- Stated task -
Review the lines that follow and copy each one that contains the word "matplotlib".

--- Begin Data shown ---

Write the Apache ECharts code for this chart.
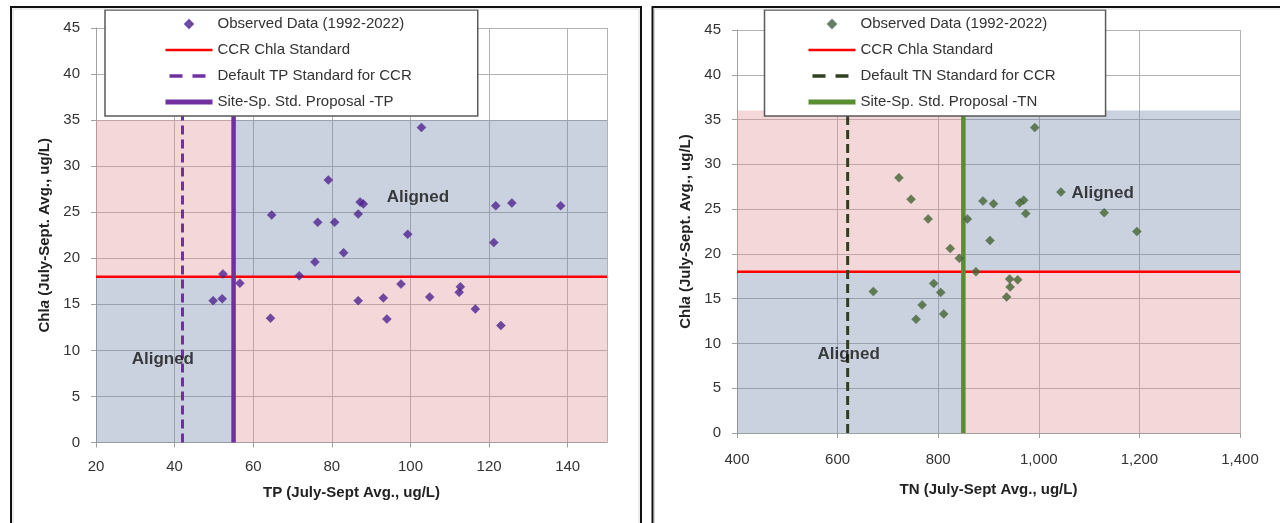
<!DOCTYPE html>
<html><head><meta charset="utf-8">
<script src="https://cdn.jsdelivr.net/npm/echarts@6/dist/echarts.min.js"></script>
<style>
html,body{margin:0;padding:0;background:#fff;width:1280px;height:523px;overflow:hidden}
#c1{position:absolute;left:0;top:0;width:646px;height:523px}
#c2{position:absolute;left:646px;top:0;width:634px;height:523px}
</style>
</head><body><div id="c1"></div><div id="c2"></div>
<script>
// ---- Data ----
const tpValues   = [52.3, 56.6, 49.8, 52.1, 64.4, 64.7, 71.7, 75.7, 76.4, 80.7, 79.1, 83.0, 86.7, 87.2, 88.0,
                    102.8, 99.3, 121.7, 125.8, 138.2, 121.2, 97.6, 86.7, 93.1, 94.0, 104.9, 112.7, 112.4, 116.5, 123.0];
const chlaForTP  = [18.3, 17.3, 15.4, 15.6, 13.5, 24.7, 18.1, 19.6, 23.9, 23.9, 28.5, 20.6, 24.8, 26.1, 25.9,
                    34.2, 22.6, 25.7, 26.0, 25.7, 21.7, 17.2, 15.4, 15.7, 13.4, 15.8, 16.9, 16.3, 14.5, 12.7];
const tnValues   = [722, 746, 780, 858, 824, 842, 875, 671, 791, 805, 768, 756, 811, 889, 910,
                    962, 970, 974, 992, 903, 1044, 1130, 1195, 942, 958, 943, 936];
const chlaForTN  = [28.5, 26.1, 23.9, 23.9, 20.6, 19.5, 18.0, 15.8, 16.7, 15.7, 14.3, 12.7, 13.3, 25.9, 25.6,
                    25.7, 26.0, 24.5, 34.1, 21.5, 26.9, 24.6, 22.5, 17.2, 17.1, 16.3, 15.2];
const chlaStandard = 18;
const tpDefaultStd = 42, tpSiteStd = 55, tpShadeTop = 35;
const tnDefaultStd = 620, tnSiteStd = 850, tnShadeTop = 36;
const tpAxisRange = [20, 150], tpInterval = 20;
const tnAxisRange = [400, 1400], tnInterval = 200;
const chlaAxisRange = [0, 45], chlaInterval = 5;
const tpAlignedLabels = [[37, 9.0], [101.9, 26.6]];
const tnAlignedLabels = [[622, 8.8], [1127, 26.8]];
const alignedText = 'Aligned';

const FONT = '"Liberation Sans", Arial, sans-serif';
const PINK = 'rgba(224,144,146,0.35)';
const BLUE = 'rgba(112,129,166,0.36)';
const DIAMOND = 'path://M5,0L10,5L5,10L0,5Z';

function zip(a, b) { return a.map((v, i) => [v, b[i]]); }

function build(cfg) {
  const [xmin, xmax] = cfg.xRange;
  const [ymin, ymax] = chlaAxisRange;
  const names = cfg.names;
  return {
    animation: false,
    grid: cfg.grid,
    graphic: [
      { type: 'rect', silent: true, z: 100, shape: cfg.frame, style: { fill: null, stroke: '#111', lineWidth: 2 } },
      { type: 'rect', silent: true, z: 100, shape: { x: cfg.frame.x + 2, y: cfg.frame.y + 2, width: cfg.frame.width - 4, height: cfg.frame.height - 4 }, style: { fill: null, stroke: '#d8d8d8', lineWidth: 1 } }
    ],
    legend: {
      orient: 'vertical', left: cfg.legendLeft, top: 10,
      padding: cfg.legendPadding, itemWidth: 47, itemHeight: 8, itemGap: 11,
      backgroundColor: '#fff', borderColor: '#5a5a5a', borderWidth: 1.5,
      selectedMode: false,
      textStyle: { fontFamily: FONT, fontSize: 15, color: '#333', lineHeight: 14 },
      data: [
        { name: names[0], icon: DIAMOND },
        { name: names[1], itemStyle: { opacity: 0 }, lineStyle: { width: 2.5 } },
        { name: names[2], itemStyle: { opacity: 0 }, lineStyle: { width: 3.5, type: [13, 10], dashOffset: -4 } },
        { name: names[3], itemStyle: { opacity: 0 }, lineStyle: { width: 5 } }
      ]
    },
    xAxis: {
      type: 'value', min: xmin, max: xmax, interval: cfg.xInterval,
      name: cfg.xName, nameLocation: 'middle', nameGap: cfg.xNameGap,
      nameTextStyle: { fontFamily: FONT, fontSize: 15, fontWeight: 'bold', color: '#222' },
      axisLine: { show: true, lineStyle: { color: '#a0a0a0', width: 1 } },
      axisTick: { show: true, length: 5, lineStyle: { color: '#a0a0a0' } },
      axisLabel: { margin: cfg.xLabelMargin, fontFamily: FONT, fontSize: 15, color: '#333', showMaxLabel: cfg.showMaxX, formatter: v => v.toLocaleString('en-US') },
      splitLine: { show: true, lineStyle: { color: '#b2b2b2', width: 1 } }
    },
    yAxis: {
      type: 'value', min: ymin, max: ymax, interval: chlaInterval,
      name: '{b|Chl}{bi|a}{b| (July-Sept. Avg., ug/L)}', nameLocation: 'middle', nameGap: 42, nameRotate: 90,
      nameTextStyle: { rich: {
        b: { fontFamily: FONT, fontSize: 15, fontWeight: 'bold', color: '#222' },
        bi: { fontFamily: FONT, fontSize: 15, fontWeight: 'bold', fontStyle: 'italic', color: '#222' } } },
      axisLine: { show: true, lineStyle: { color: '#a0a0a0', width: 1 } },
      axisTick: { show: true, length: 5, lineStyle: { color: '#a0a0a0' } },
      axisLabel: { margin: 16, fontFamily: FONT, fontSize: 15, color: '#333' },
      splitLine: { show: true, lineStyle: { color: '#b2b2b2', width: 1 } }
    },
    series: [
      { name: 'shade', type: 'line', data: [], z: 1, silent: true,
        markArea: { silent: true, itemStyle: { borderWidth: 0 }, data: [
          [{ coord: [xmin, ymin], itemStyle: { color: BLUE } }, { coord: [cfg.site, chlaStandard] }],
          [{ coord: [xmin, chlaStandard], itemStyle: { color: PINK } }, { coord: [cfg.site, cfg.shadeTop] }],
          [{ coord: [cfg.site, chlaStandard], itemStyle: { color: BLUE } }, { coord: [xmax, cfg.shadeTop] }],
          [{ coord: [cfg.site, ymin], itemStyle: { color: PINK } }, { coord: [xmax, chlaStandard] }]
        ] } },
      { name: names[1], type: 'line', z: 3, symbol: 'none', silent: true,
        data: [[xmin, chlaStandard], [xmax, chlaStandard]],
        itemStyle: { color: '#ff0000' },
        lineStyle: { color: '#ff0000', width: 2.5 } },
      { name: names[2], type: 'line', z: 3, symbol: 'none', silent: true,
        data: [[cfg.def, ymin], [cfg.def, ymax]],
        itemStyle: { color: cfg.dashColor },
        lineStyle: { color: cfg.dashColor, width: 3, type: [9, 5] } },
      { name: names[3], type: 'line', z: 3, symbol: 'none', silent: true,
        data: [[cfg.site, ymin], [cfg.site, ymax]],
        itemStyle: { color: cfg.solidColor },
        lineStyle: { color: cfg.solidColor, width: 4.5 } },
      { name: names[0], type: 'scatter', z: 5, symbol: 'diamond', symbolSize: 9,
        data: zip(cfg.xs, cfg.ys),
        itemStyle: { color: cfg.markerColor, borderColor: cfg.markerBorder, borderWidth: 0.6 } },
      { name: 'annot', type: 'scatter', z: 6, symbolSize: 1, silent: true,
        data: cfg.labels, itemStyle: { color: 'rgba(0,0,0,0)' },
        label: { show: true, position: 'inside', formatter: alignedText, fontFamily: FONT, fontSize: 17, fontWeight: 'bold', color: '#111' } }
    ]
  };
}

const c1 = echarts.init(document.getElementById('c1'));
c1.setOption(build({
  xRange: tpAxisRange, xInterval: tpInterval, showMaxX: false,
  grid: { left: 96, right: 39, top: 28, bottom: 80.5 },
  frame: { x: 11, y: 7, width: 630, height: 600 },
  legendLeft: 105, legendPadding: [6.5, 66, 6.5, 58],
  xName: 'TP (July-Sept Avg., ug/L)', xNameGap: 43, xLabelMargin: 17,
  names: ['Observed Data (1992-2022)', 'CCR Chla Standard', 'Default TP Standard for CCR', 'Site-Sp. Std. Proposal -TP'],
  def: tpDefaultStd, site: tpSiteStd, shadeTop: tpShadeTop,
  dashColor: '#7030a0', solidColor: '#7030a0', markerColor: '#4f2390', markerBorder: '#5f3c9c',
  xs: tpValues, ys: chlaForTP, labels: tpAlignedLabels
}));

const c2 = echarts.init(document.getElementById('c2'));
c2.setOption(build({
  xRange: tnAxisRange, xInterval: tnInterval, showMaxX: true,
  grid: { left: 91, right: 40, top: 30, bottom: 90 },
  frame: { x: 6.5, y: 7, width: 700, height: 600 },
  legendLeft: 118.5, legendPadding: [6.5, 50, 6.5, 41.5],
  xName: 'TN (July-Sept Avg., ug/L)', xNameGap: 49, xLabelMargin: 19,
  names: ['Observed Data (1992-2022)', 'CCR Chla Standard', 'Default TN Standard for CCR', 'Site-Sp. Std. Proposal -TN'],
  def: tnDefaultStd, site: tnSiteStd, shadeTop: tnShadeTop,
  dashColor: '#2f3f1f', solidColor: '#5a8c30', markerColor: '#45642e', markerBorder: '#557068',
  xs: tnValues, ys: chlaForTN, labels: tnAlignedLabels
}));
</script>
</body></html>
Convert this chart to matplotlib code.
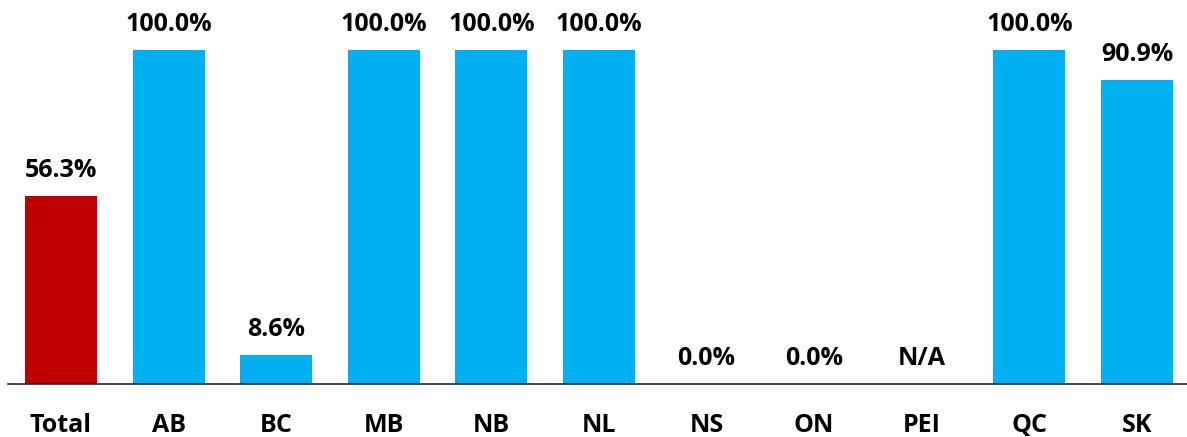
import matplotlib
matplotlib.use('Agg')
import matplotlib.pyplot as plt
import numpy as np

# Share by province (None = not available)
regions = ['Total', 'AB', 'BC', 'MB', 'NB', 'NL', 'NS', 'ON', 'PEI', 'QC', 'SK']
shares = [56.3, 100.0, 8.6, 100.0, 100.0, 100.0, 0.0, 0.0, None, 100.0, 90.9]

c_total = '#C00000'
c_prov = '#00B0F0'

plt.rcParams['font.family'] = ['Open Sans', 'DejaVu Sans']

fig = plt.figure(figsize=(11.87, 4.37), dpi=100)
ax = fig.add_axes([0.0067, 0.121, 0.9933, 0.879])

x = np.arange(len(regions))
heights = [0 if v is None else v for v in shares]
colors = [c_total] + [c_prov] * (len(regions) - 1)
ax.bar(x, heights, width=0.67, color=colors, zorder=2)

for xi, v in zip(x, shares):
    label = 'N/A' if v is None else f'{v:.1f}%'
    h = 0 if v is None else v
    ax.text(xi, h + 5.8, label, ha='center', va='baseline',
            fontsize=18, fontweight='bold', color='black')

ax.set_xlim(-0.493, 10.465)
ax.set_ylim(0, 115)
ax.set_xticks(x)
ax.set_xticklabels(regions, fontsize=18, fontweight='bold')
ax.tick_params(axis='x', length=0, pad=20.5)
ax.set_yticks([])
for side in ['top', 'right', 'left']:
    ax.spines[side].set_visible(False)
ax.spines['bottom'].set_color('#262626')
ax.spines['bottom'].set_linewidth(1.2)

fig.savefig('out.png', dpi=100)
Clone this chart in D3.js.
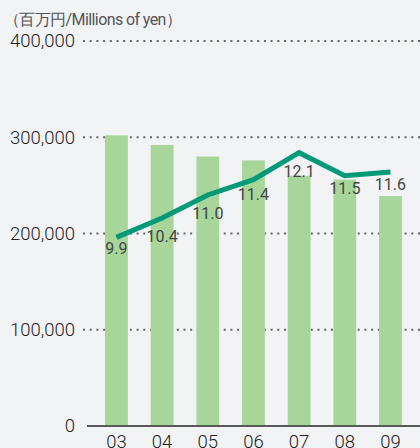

--- End Data shown ---

- The output -
Convert this chart to matplotlib code.
import matplotlib
matplotlib.use('Agg')
import matplotlib.pyplot as plt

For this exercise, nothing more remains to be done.